"The Barbarians" – An Essay on the mutation of global culture and a fundamental shift in how meaning is made
"The Barbarians," originally serialized in an Italian newspaper in 2006, has finally made its way into English. Highly acclaimed Italian author Alessandro Baricco pens a manifesto on how connectivity is changing the way we experience global culture. In his essay, Barrico shows how cultural arenas, such as wine, soccer, books, and music have been plundered in what may feel like - at least to the traditional gatekeepers of high culture - a sort of barbarian invasion. He defines this not as a war between old and new, but rather as an avoidable mutation we are all a part of, whether we like it or not.
Barrico presents his arguments in an entertaining and conversational prose. In the old world, he posits people would assign meaning to things based on depth and quality, defined by few elites in the cultural realm. The church, the aristocracy, and cultural producers held the power to delineate and cultivate talent for the rest - the Barbarians - to follow. A person’s sense of cultural worth, or whether they arrived amongst the cultural elite was based on how fully they comprehended the depths of meaning, and how hard they worked to get there.

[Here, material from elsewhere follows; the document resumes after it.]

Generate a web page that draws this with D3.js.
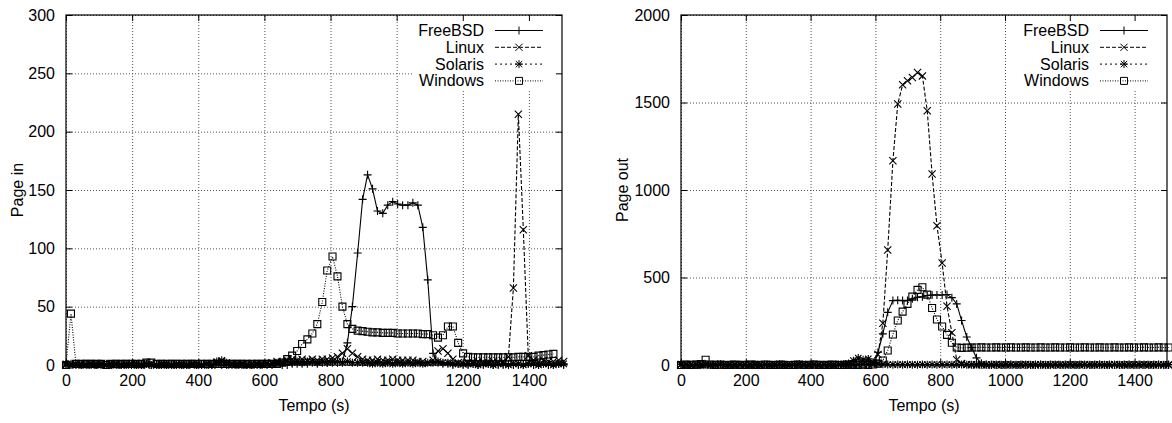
<!DOCTYPE html>
<html>
<head>
<meta charset="utf-8">
<script src="https://cdn.jsdelivr.net/npm/d3@7"></script>
<style>
body { margin: 0; background: #fff; }
text { font-family: "Liberation Sans", Arial, sans-serif; font-size: 16px; fill: #000; }
</style>
</head>
<body>
<div id="chart"></div>
<script>
// Sample times (s), one row every ~15 s
const tempo = [0,15,30,46,61,76,91,106,122,137,
  152,167,182,198,213,228,243,258,274,289,
  304,319,334,350,365,380,395,410,426,441,
  456,471,486,502,517,532,547,562,578,593,
  608,623,638,654,669,684,699,714,730,745,
  760,775,790,806,821,836,851,866,882,897,
  912,927,942,958,973,988,1003,1018,1034,1049,
  1064,1079,1094,1110,1125,1140,1155,1170,1186,1201,
  1216,1231,1246,1262,1277,1292,1307,1322,1338,1353,
  1368,1383,1398,1414,1429,1444,1459,1474,1490,1505]

const sistemas = ['FreeBSD', 'Linux', 'Solaris', 'Windows']

// Page in
const freebsdIn = [0,1,0,0,1,0,0,0,1,0,
  0,0,1,0,0,0,1,0,0,0,
  0,1,0,0,0,1,0,0,0,0,
  1,0,0,0,1,0,0,0,0,1,
  0,0,1,0,0,1,1,1,1,2,
  1,2,2,2,2,3,19,50,96,142,
  163,151,132,130,137,140,138,137,137,139,
  137,118,73,10,2,1,1,0,1,0,
  0,1,0,0,1,0,0,0,1,0,
  0,0,1,0,0,1,0,0,1,0]
const linuxIn = [0,1,0,1,0,0,1,0,0,1,
  0,0,1,0,1,0,0,1,0,0,
  1,0,0,1,0,0,1,0,1,0,
  2,3,1,0,1,0,0,1,0,1,
  1,2,3,3,4,5,4,5,4,5,
  4,5,5,6,7,10,14,10,7,5,
  4,4,5,4,4,5,4,4,4,4,
  3,3,2,4,12,14,10,5,2,1,
  2,2,3,2,2,3,2,3,7,66,
  215,116,8,4,3,4,3,3,4,3]
const solarisIn = [1,0,1,0,0,1,0,1,0,0,
  1,0,0,1,0,0,1,0,0,1,
  0,0,1,0,0,1,0,0,1,0,
  3,4,2,1,0,1,0,0,1,0,
  1,1,2,2,3,2,3,2,3,3,
  2,3,2,3,3,2,3,2,2,2,
  2,1,2,1,2,1,2,1,2,1,
  2,1,2,2,3,2,2,1,1,1,
  1,1,0,1,1,0,1,1,0,1,
  1,0,1,1,0,1,1,0,1,1]
const windowsIn = [0,44,1,1,1,1,1,1,0,1,
  1,1,1,1,1,1,2,2,1,1,
  1,1,1,1,1,1,1,1,1,1,
  1,1,1,1,1,1,1,1,1,1,
  1,1,1,2,5,8,12,18,22,27,
  35,54,81,93,76,50,35,31,29.5,29,
  28.5,28,28,27.5,27.5,27.5,27,27,27,27,
  27,26.5,26.5,25.5,23.5,25.5,33,33,19,10,
  7,6.5,6.5,6.5,6.5,6.5,6.5,6.5,6.5,6.5,
  7,7,7,7,8,8.5,9,9.5,null,null]

// Page out
const freebsdOut = [3,0,2,0,0,3,0,0,2,0,
  0,3,0,0,2,0,0,0,3,0,
  0,2,0,0,3,0,0,2,0,0,
  3,0,0,2,0,0,3,5,4,15,
  73,178,301,368,370,368,368,378,387,390,
  397,400,400,400,403,385,349,254,160,100,
  41,10,3,0,2,0,0,3,0,0,
  2,0,0,3,0,0,2,0,0,3,
  0,0,2,0,0,3,0,0,2,0,
  0,3,0,0,2,0,0,3,0,0]
const linuxOut = [2,0,3,0,0,2,0,0,3,0,
  0,2,0,0,3,0,0,2,0,0,
  3,0,0,2,0,0,3,0,0,2,
  0,0,3,0,0,2,4,6,5,10,
  60,239,657,1167,1491,1601,1624,1643,1671,1652,
  1453,1091,796,583,336,185,30,8,3,2,
  0,2,0,0,3,0,0,2,0,0,
  3,0,0,2,0,0,3,0,0,2,
  0,0,3,0,0,2,0,0,3,0,
  0,2,0,0,3,0,0,2,0,0]
const solarisOut = [5,2,0,3,1,4,0,2,5,1,
  3,0,4,2,0,5,1,3,0,2,
  4,1,0,3,5,2,0,4,1,3,
  2,0,3,5,8,25,40,30,35,15,
  8,5,3,2,3,2,3,2,2,3,
  2,3,2,2,3,2,2,3,2,2,
  3,2,2,3,2,2,3,2,2,3,
  2,2,3,2,2,3,2,2,3,2,
  2,3,2,2,3,2,2,3,2,2,
  3,2,2,3,2,2,3,2,2,3]
const windowsOut = [0,2,1,2,5,30,3,1,2,0,
  1,2,0,1,2,1,0,2,1,0,
  2,1,0,1,2,0,1,2,1,0,
  1,2,0,1,2,1,0,2,1,3,
  8,26,83,174,254,305,349,391,429,444,
  402,326,260,220,172,127,100,98,99,100,
  100,101,100,100,101,100,100,101,100,100,
  101,100,100,101,100,100,101,100,100,101,
  100,100,101,100,100,101,100,100,101,100,
  100,101,100,100,101,100,100,101,100,100]

// Tick values
const xTicks = [0, 200, 400, 600, 800, 1000, 1200, 1400]
const yTicksIn = [0, 50, 100, 150, 200, 250, 300]
const yTicksOut = [0, 500, 1000, 1500, 2000]

// Gnuplot-like line styles per system
const estilos = {
  FreeBSD: { dash: null, marker: 'plus' },
  Linux: { dash: '4,2', marker: 'cross' },
  Solaris: { dash: '2,3', marker: 'star' },
  Windows: { dash: '1,1.5', marker: 'square' }
}

const width = 1172
const height = 423
const fmt = d3.format('d')

const svg = d3.select('#chart')
  .append('svg')
  .attr('width', width)
  .attr('height', height)

function markerPath(kind) {
  const p = d3.path()
  const r = 4
  const c = kind === 'star' ? 3.2 : 3.6
  if (kind === 'plus' || kind === 'star') {
    p.moveTo(-r, 0); p.lineTo(r, 0)
    p.moveTo(0, -r); p.lineTo(0, r)
  }
  if (kind === 'cross' || kind === 'star') {
    p.moveTo(-c, -c); p.lineTo(c, c)
    p.moveTo(-c, c); p.lineTo(c, -c)
  }
  if (kind === 'square') p.rect(-3.5, -3.5, 7, 7)
  return p.toString()
}

function drawPanel(cfg) {
  const { left, right, top, bottom } = cfg
  const w = right - left
  const h = bottom - top

  const x = d3.scaleLinear().domain([0, 1500]).range([left, right])
  const y = d3.scaleLinear().domain([0, cfg.yMax]).range([bottom, top])

  const g = svg.append('g')

  // dotted grid
  g.append('g')
    .attr('transform', `translate(0, ${bottom})`)
    .call(d3.axisBottom(x).tickValues(xTicks).tickSize(-h).tickFormat(''))
    .call(s => s.select('.domain').remove())
    .call(s => s.selectAll('line').attr('stroke', '#555').attr('stroke-dasharray', '1,2'))
  g.append('g')
    .attr('transform', `translate(${left}, 0)`)
    .call(d3.axisLeft(y).tickValues(cfg.yTicks).tickSize(-w).tickFormat(''))
    .call(s => s.select('.domain').remove())
    .call(s => s.selectAll('line').attr('stroke', '#555').attr('stroke-dasharray', '1,2'))

  // key background hides the grid behind it
  const keyRight = right - 78
  g.append('rect')
    .attr('x', keyRight - 71)
    .attr('y', top + 1)
    .attr('width', right - keyRight + 70.5)
    .attr('height', 73)
    .attr('fill', '#fff')

  // axes with inward ticks on all four sides
  const xb = g.append('g')
    .attr('transform', `translate(0, ${bottom})`)
    .call(d3.axisBottom(x).tickValues(xTicks).tickFormat(fmt).tickSizeInner(-6).tickSizeOuter(0).tickPadding(10))
  const xt = g.append('g')
    .attr('transform', `translate(0, ${top})`)
    .call(d3.axisTop(x).tickValues(xTicks).tickSizeInner(-6).tickSizeOuter(0).tickFormat(''))
  const yl = g.append('g')
    .attr('transform', `translate(${left}, 0)`)
    .call(d3.axisLeft(y).tickValues(cfg.yTicks).tickFormat(fmt).tickSizeInner(-6).tickSizeOuter(0).tickPadding(11))
  const yr = g.append('g')
    .attr('transform', `translate(${right}, 0)`)
    .call(d3.axisRight(y).tickValues(cfg.yTicks).tickSizeInner(-6).tickSizeOuter(0).tickFormat(''))
  for (const a of [xb, xt, yl, yr]) {
    a.select('.domain').remove()
    a.selectAll('line').attr('stroke', '#000')
    a.selectAll('text').attr('font-size', 16).attr('font-family', '"Liberation Sans", Arial, sans-serif').attr('fill', '#000')
  }

  g.append('rect')
    .attr('x', left).attr('y', top)
    .attr('width', w).attr('height', h)
    .attr('fill', 'none')
    .attr('stroke', '#000')
    .attr('stroke-width', 1.2)

  // axis titles
  g.append('text')
    .attr('x', (left + right) / 2)
    .attr('y', 411)
    .attr('text-anchor', 'middle')
    .text('Tempo (s)')
  g.append('text')
    .attr('transform', `translate(${cfg.labelX}, ${(top + bottom) / 2}) rotate(-90)`)
    .attr('text-anchor', 'middle')
    .text(cfg.label)

  // series
  const line = d3.line()
    .defined(d => d[1] != null)
    .x(d => x(d[0]))
    .y(d => y(d[1]))

  cfg.series.forEach((vals, i) => {
    const nome = sistemas[i]
    const st = estilos[nome]
    const pts = tempo.map((t, k) => [t, vals[k]])
    const sg = g.append('g').attr('class', nome)

    sg.append('path')
      .datum(pts)
      .attr('d', line)
      .attr('fill', 'none')
      .attr('stroke', '#000')
      .attr('stroke-width', 1.1)
      .attr('stroke-dasharray', st.dash)

    sg.selectAll('path.pt')
      .data(pts.filter(d => d[1] != null))
      .join('path')
      .attr('class', 'pt')
      .attr('transform', d => `translate(${x(d[0])}, ${y(d[1])})`)
      .attr('d', markerPath(st.marker))
      .attr('fill', 'none')
      .attr('stroke', '#000')
      .attr('stroke-width', 1.1)
  })

  // key
  sistemas.forEach((nome, i) => {
    const st = estilos[nome]
    const base = 36 + i * 16.8
    const cy = base - 5.5
    g.append('text')
      .attr('x', keyRight)
      .attr('y', base)
      .attr('text-anchor', 'end')
      .text(nome)
    g.append('line')
      .attr('x1', right - 67).attr('x2', right - 19)
      .attr('y1', cy).attr('y2', cy)
      .attr('stroke', '#000')
      .attr('stroke-dasharray', st.dash)
    g.append('path')
      .attr('transform', `translate(${right - 43}, ${cy})`)
      .attr('d', markerPath(st.marker))
      .attr('fill', 'none')
      .attr('stroke', '#000')
  })
}

drawPanel({
  left: 66, right: 562, top: 15, bottom: 365,
  yMax: 300, yTicks: yTicksIn,
  label: 'Page in', labelX: 23,
  series: [freebsdIn, linuxIn, solarisIn, windowsIn]
})

drawPanel({
  left: 681, right: 1167, top: 15, bottom: 365,
  yMax: 2000, yTicks: yTicksOut,
  label: 'Page out', labelX: 628,
  series: [freebsdOut, linuxOut, solarisOut, windowsOut]
})
</script>
</body>
</html>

Barrico compares this to a wide-scale mental and architectural restructuring resulting from new pervasive technological forces such as Google. As an example, he draws a direct connection between Google Co-Founders Larry Page and Sergei Brin’s scientific upbringing to show how Google’s search architecture transfers the peer review process of scientific journals into the cultural realm. In other words, just as more positive peer reviews of an article assign it more scientific value, society as a whole has learned to value things based on the number of clicks in a Google search, irrespective of quality or depth.
The results of these simple yet fundamental changes are manifold - "A technological innovation shatters the privilege of a caste, making a form of action possible for a new population."This in turn allows "Commercial bliss to take up residence in the expanded playing fields,"and redefines "Spectacularity as the only untouchable value." Where old elites searched beyond current culture to find meaning, Barbarians simply search for something different in a new process of "Simplification, superficiality, speed, and middlingness." Like excited atoms, they are utterly concerned with being on the move, of rapid experience along the surface of things. Barrico calls this “surfing”, just as we have learned to do on the Internet.
Perhaps the most interesting piece of this entire essay is its timeliness. For 2006, "The Barbarians" describes numerous trends only now emerging, written years before Twitter even hit the Web - the ultimate tool for surfaces, rather than depths. In optimistic defense of the mutation, Barrico convinces us, despite a deep desire to resist, that there is no other way but to embrace this fundamental shift in the “what constitutes experience” and how meaning is made.